Dana Priest: The future is one big question mark. I would be an optimist though, mainly because there's no other organization nearly as equipped to conduct counterterrorism operations and those are in high demand. As for working with foreign partners, I'm sure that will improve with the new leadership who understands the value of that better than outgoing director Goss apparently did.
Harpswell, Maine: In regards to Congressional over-sight is the highly classified nature of these programs the problem?
Dana Priest: Yes, partly. But the members, in theory, have the clearance to be read in at all levels. The chairmen have no leverage, though, in getting the administration to brief more members. The power to decide is an executive one.
Pasadena, Calif.: Hi Dana, USA Today seems like an interesting venue for this story to break. Any thoughts on the political why, when and where of the story's timing?
Dana Priest: My only insight would be that the reporter covers the telecommunication field, not intelligence or Washington politics.
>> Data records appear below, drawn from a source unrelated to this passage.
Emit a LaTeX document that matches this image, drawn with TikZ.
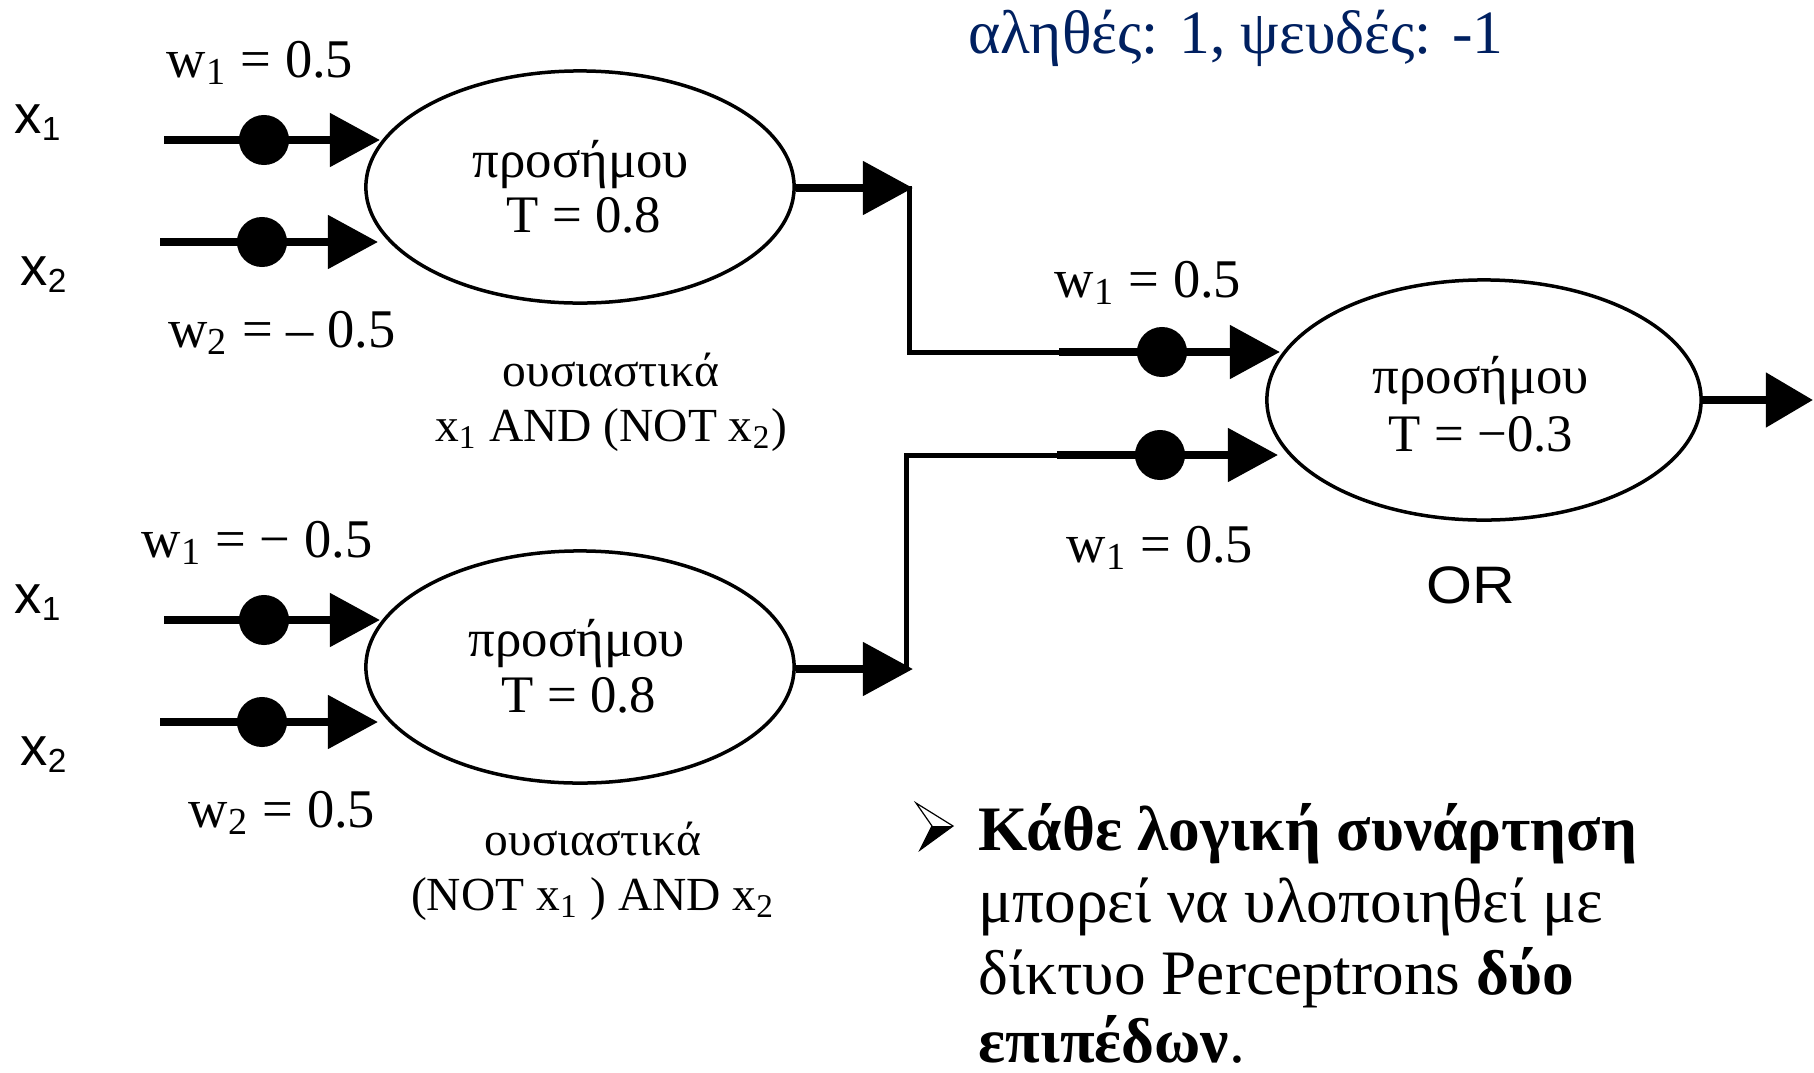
\documentclass[tikz,border=0pt]{standalone}
\usepackage{fontspec}
\usepackage{graphicx}
\setmainfont{Liberation Serif}
\newfontfamily\sansf{Liberation Sans}
\usetikzlibrary{arrows.meta,shapes.geometric}
\definecolor{navy}{RGB}{0,32,96}
\newcommand{\xsub}[1]{x\raisebox{-2.2pt}{\fontsize{9.5}{10}\selectfont #1}}
\begin{document}
\begin{tikzpicture}[x=0.01cm,y=-0.01cm,
  thickline/.style={line width=0.08cm},
  thinline/.style={line width=0.05cm},
  tri/.style={-{Triangle[length=0.5cm,width=0.52cm]}},
  unit/.style={draw, ellipse, line width=0.035cm, minimum width=4.28cm, minimum height=2.32cm, inner sep=0},
  wdot/.style={circle, fill, minimum size=0.5cm, inner sep=0},
  lab/.style={font=\fontsize{15.5}{18}\selectfont, inner sep=0, anchor=base},
  inlab/.style={font=\fontsize{15}{18}\selectfont, inner sep=0, anchor=base},
  captxt/.style={font=\fontsize{13.5}{16}\selectfont, inner sep=0, anchor=base},
  xlab/.style={font=\sansf\fontsize{15.5}{18}\selectfont, inner sep=0, anchor=base west},
  big/.style={font=\fontsize{18}{21}\selectfont, inner sep=0, anchor=base west}]
\useasboundingbox (0,0) rectangle (1814,1072);

% title
\node[font=\fontsize{17.5}{20}\selectfont, text=navy, inner sep=0, anchor=base] (title) at (1236,53) {αληθές: 1, ψευδές: -1};

% units
\node[unit] (A) at (580,187) {};
\node[unit] (B) at (580,667) {};
\node[unit, minimum width=4.34cm, minimum height=2.4cm] (C) at (1484,400) {};

\node[inlab] (At1) at (581,177) {προσήμου};
\node[inlab] (At2) at (584,232) {T = 0.8};
\node[inlab] (Bt1) at (577,656) {προσήμου};
\node[inlab] (Bt2) at (579,712) {T = 0.8};
\node[inlab] (Ct1) at (1481,393) {προσήμου};
\node[inlab] (Ct2) at (1481,451) {T = −0.3};

% input labels
\node[xlab] (xa1) at (14,133) {\xsub{1}};
\node[xlab] (xa2) at (20,285) {\xsub{2}};
\node[xlab] (xb1) at (14,613) {\xsub{1}};
\node[xlab] (xb2) at (20,765) {\xsub{2}};

% weights
\node[lab] (wa1) at (260,77) {w\textsubscript{1} = 0.5};
\node[lab] (wa2) at (282,347) {w\textsubscript{2} = – 0.5};
\node[lab] (wb1) at (257,557) {w\textsubscript{1} = − 0.5};
\node[lab] (wb2) at (282,827) {w\textsubscript{2} = 0.5};
\node[lab] (wc1) at (1148,297) {w\textsubscript{1} = 0.5};
\node[lab] (wc2) at (1160,562) {w\textsubscript{1} = 0.5};

% captions
\node[captxt] (ca1) at (611,386) {ουσιαστικά};
\node[captxt] (ca2) at (611,441) {x\textsubscript{1} AND (NOT x\textsubscript{2})};
\node[captxt] (cb1) at (593,855) {ουσιαστικά};
\node[captxt] (cb2) at (593,910) {(NOT x\textsubscript{1} ) AND x\textsubscript{2}};
\node[font=\sansf\fontsize{15}{17}\selectfont, inner sep=0, anchor=base] (or) at (1471,603) {\scalebox{1.12}[1]{OR}};

% input dots and arrow ends
\coordinate (sa1) at (164,140); \node[wdot] (da1) at (264,140) {}; \coordinate (ta1) at (380,140);
\coordinate (sa2) at (160,242); \node[wdot] (da2) at (262,242) {}; \coordinate (ta2) at (378,242);
\coordinate (sb1) at (164,620); \node[wdot] (db1) at (264,620) {}; \coordinate (tb1) at (380,620);
\coordinate (sb2) at (160,722); \node[wdot] (db2) at (262,722) {}; \coordinate (tb2) at (378,722);

\draw[thickline, tri] (sa1) -- (da1.center) -- (ta1);
\draw[thickline, tri] (sa2) -- (da2.center) -- (ta2);
\draw[thickline, tri] (sb1) -- (db1.center) -- (tb1);
\draw[thickline, tri] (sb2) -- (db2.center) -- (tb2);

% outputs of first layer
\coordinate (oa) at (913,188);
\coordinate (ob) at (913,669);
\draw[thickline, tri] (A.east |- oa) -- (oa);
\draw[thickline, tri] (B.east |- ob) -- (ob);

% connectors to OR unit
\coordinate (ka1) at (909,186);
\coordinate (ka2) at (909,352);
\coordinate (ka3) at (1059,352);
\node[wdot] (dc1) at (1162,352) {};
\coordinate (tc1) at (1280,352);
\draw[thinline] (ka1) -- (ka2) -- (ka3);
\draw[thickline, tri] (ka3) -- (dc1.center) -- (tc1);

\coordinate (kb1) at (906,671);
\coordinate (kb2) at (906,455);
\coordinate (kb3) at (1057,455);
\node[wdot] (dc2) at (1160,455) {};
\coordinate (tc2) at (1278,455);
\draw[thinline] (kb1) -- (kb2) -- (kb3);
\draw[thickline, tri] (kb3) -- (dc2.center) -- (tc2);

% output of OR unit
\coordinate (oc) at (1813,400);
\draw[thickline, -{Triangle[length=0.47cm,width=0.53cm]}] (C.east) -- (oc);

% bullet
\draw[line width=0.012cm, line join=miter] (916,803) -- (953,826) -- (920,850) -- (932,826) -- cycle;
\fill (932,826) -- (953,826) -- (920,850) -- cycle;

% bottom text
\node[big] (b1) at (978,850) {\textbf{Κάθε λογική συνάρτηση}};
\node[big] (b2) at (978,922) {μπορεί να υλοποιηθεί με};
\node[big] (b3) at (978,994) {δίκτυο Perceptrons \textbf{δύο}};
\node[big] (b4) at (978,1062) {\textbf{επιπέδων}.};
\end{tikzpicture}
\end{document}
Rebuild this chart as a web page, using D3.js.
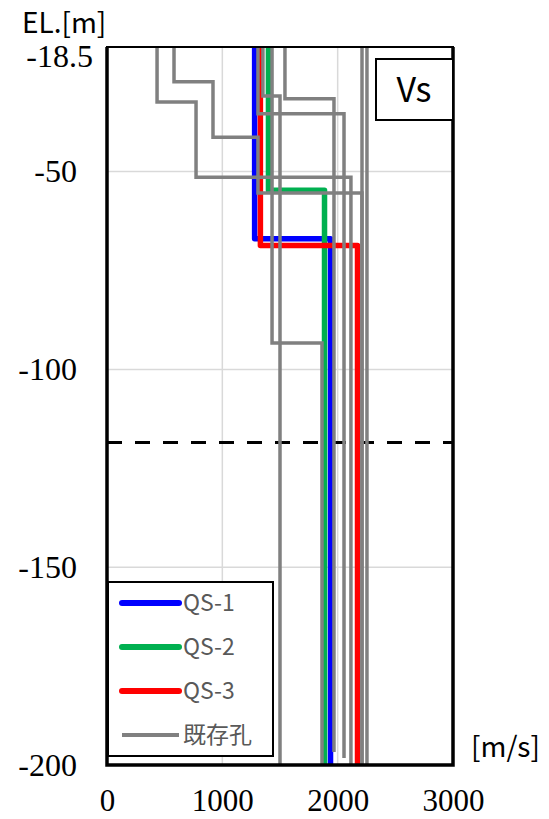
<!DOCTYPE html>
<html>
<head>
<meta charset="utf-8">
<script src="https://cdn.jsdelivr.net/npm/d3@7"></script>
<style>
body { margin: 0; background: #fff; }
svg { display: block; background: #fff; }
.axis text { font-family: "Liberation Serif", "Times New Roman", serif; fill: #000; }
.label { font-family: "Noto Sans CJK JP", "Noto Sans", sans-serif; fill: #000; }
.legend text { font-family: "Noto Sans CJK JP", "Noto Sans", sans-serif; fill: #595959; }
</style>
</head>
<body>
<svg width="549" height="819"></svg>
<script>
// velocity [m/s] vs elevation EL.[m]
let xTicks = [0, 1000, 2000, 3000],
    yTicks = [-18.5, -50, -100, -150, -200],
    gridX = [1000, 2000],
    gridY = [-50, -100, -150];

let seriesNames = ["QS-1", "QS-2", "QS-3", "既存孔"],
    seriesColors = ["#0000ff", "#00b050", "#ff0000", "#808080"];

// layer boundaries (top..bottom) and Vs of each layer
let qs1Depth = [-18.5, -67.0, -200], qs1Vs = [1280, 1938];
let qs2Depth = [-18.5, -54.7, -200], qs2Vs = [1400, 1886];
let qs3Depth = [-18.5, -68.7, -200], qs3Vs = [1330, 2172];

// existing boreholes
let hole1Depth = [-18.5, -32.4, -51.4, -200],        hole1Vs = [434, 772, 2115];
let hole2Depth = [-18.5, -27.3, -41.3, -55.4, -200], hole2Vs = [581, 919, 1309, 2211];
let hole3Depth = [-18.5, -35.4, -198.2],             hole3Vs = [1309, 2055];
let hole4Depth = [-18.5, -30.9, -200],               hole4Vs = [1352, 1500];
let hole5Depth = [-18.5, -93.3, -200],               hole5Vs = [1431, 1864];
let hole6Depth = [-18.5, -31.6, -196.7],             hole6Vs = [1543, 1968];
let hole7Depth = [-18.5, -200],                      hole7Vs = [2211];
let hole8Depth = [-18.5, -200],                      hole8Vs = [2254];

let dashedLevel = -118.5;

let svg = d3.select("svg");

let x = d3.scaleLinear().domain([0, 3000]).range([107, 453]),
    y = d3.scaleLinear().domain([-18.5, -200]).range([47, 765]);

function steps(depth, vs) {
  let pts = [];
  vs.forEach(function(v, i) {
    pts.push([v, depth[i]], [v, depth[i + 1]]);
  });
  return pts;
}

let line = d3.line()
    .x(function(d) { return x(d[0]); })
    .y(function(d) { return y(d[1]); });

// grid
let grid = svg.append("g");
grid.selectAll(".gx")
    .data(gridX)
  .enter().append("line")
    .attr("x1", x).attr("x2", x)
    .attr("y1", y(-18.5)).attr("y2", y(-200))
    .attr("stroke", "#d9d9d9").attr("stroke-width", 1.5);
grid.selectAll(".gy")
    .data(gridY)
  .enter().append("line")
    .attr("x1", x(0)).attr("x2", x(3000))
    .attr("y1", y).attr("y2", y)
    .attr("stroke", "#d9d9d9").attr("stroke-width", 1.5);

// dashed reference level
svg.append("line")
    .attr("x1", x(0)).attr("x2", x(3000))
    .attr("y1", y(dashedLevel)).attr("y2", y(dashedLevel))
    .attr("stroke", "#000").attr("stroke-width", 3)
    .attr("stroke-dasharray", "15,13");

// QS series
let qs = [steps(qs1Depth, qs1Vs), steps(qs2Depth, qs2Vs), steps(qs3Depth, qs3Vs)];
svg.append("g").selectAll("path")
    .data(qs)
  .enter().append("path")
    .attr("d", line)
    .attr("fill", "none")
    .attr("stroke", function(d, i) { return seriesColors[i]; })
    .attr("stroke-width", 5.5)
    .attr("stroke-linejoin", "round");

// existing holes on top
let holes = [
  steps(hole1Depth, hole1Vs), steps(hole2Depth, hole2Vs),
  steps(hole3Depth, hole3Vs), steps(hole4Depth, hole4Vs),
  steps(hole5Depth, hole5Vs), steps(hole6Depth, hole6Vs),
  steps(hole7Depth, hole7Vs), steps(hole8Depth, hole8Vs)
];
svg.append("g").selectAll("path")
    .data(holes)
  .enter().append("path")
    .attr("d", line)
    .attr("fill", "none")
    .attr("stroke", seriesColors[3])
    .attr("stroke-width", 3.5);

// frame
svg.append("rect")
    .attr("x", x(0)).attr("y", y(-18.5))
    .attr("width", x(3000) - x(0)).attr("height", y(-200) - y(-18.5))
    .attr("fill", "none").attr("stroke", "#000").attr("stroke-width", 2);
svg.append("path")
    .attr("d", "M" + x(0) + "," + y(-18.5) + "V" + y(-200) + "H" + x(3000) + "V" + y(-18.5))
    .attr("fill", "none").attr("stroke", "#000").attr("stroke-width", 3.5);

// axes
let plain = function(d) { return String(d); };

let yAxis = svg.append("g")
    .attr("class", "axis")
    .attr("transform", "translate(" + x(0) + ",0)")
    .call(d3.axisLeft(y).tickValues(yTicks).tickFormat(plain).tickSize(0).tickPadding(30));
yAxis.select(".domain").remove();
yAxis.selectAll("text").attr("font-size", 32);
yAxis.selectAll("text").filter(function(d) { return d === -18.5; })
    .attr("dx", 16).attr("dy", "0.6em");

let xAxis = svg.append("g")
    .attr("class", "axis")
    .attr("transform", "translate(0," + y(-200) + ")")
    .call(d3.axisBottom(x).tickValues(xTicks).tickFormat(plain).tickSize(0).tickPadding(24));
xAxis.select(".domain").remove();
xAxis.selectAll("text").attr("font-size", 31);

// axis titles
svg.append("text").attr("class", "label")
    .attr("x", 22).attr("y", 33)
    .attr("font-size", 28)
    .text("EL.[m]");
svg.append("text").attr("class", "label")
    .attr("x", 471).attr("y", 757)
    .attr("font-size", 28)
    .text("[m/s]");

// Vs box
svg.append("rect")
    .attr("x", 376).attr("y", 59).attr("width", 77).attr("height", 61)
    .attr("fill", "#fff").attr("stroke", "#000").attr("stroke-width", 2);
svg.append("text").attr("class", "label")
    .attr("x", 414).attr("y", 102)
    .attr("text-anchor", "middle")
    .attr("font-size", 34)
    .text("Vs");

// legend
let legend = svg.append("g").attr("class", "legend");
legend.append("rect")
    .attr("x", 108).attr("y", 582).attr("width", 165).attr("height", 174)
    .attr("fill", "#fff").attr("stroke", "#000").attr("stroke-width", 2);
let item = legend.selectAll(".item")
    .data(seriesNames)
  .enter().append("g")
    .attr("transform", function(d, i) { return "translate(0," + (603 + i * 44) + ")"; });
item.append("line")
    .attr("x1", 122).attr("x2", 179)
    .attr("stroke", function(d, i) { return seriesColors[i]; })
    .attr("stroke-width", function(d, i) { return i < 3 ? 6 : 4; })
    .attr("stroke-linecap", function(d, i) { return i < 3 ? "round" : "butt"; });
item.append("text")
    .attr("x", 183).attr("dy", "0.35em")
    .attr("font-size", 23)
    .text(function(d) { return d; });
</script>
</body>
</html>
Philadelphia, Pa.: "(he's joking)... "
Dana Priest: I stand corrected...
San Francisco, Calif.: Aimal Khan Kasi (AKA Mir Aimal Kansi) killed two CIA workers in front of CIA headquarters in January 1993 and fled to the border region between Afghanistan and Pakistan, where he was captured in June 1997. If we could capture someone who killed two Americans and hid out there, why haven't we been able to capture Osama bin Laden, who's hiding out in the same region?
Dana Priest: Probably because bin Laden has a better infrastructure in place to keep him safe, and has a much larger following to keep him hidden.
Olympia, Wash.: As a QWEST customer, I think it's likely that given their level of customer service, they are -unable- to provide the data to the NSA, not -unwilling-.
Dana Priest: Now that's a twist...
Pittsburgh, Pa.: Hi Dana, thank you for your time today. Your paper is reporting that on top of the stop-loss program the military uses to prevent soldiers from leaving the service after they have fulfilled their commitment, the Army is preventing reserve officers from resigning. Does this indicate we are somewhere near needing a draft?
Dana Priest: Closer, but not there yet.
Silver Spring, Md.: Has The Post been able to confirm the USA Today's story on NSA's data mining of domestic phone calls? Will the paper pursue it?
Dana Priest: I'm sure we will. Stay tuned.
Albany, N.Y.: My read of federal law on the privacy of electronic communications/customer records and of the USA Today story leads me to believe that Verizon, AT&T and Bell South could be liable in class action suits for hundreds of billions (with a "b")of dollars. There does not seem to be any exceptions built into the federal law for this type of violation of customer privacy. The Electronic Frontier Foundation has already brought a class action suit against AT&T for this activity. Why would these telecom companies agree to such an illegal arrangement with a federal government agency when they could literally be sued into bankruptcy?
Dana Priest: Well, I would bet they did not believe it was illegal and it was a legitimate "national security" issue. That's what the USA Today stories leads you to believe.